23 May 2003 (updated 23 May 2003 at 13:45 UTC) »

regarding option processing: you may be interested to know that there is a [highly criticised] scientific basis for such coincidences of discovery.

when lagrange's theorem (a subgroup divides a group) is applied to information and intelligence, out pops from the maths the simple but startling conclusion that any discovery must be made simultaneously by several individuals.

so you're not alone :)

additional comments

read it more carefully: i state that when lagrange's theorem is APPLIED to information and intelligence and discoveries, where "the group" is "all knowledge", then it logically follows that "all knowledge" must be divisible by a "subgroup" - "some knowledge".

consequently, we can conclude that "knowledge" cannot be "discovered" by only ONE person, it must be "discovered" by MORE than one person, or that it isn't actually a discovery at all.

wireless cards

prism2 rocks. p.s. don't buy usb wireless devices.

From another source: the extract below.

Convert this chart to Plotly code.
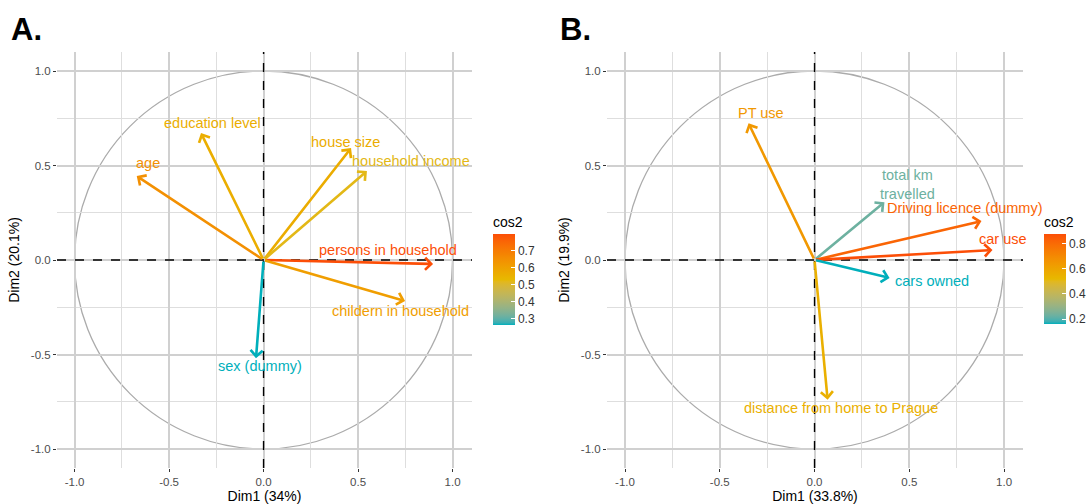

lkcl: To quote the DFSG: 6. No Discrimination Against Persons or Groups The license must not discriminate against any person or group of persons.

Your software would thus be 'non-free', according to Debian.

bugger. oh well: i'll think of something. thanks for pointing this out, daniels.

positive action by omission

sab39, thanks for recommending a less political, more subversive and much more positive approach.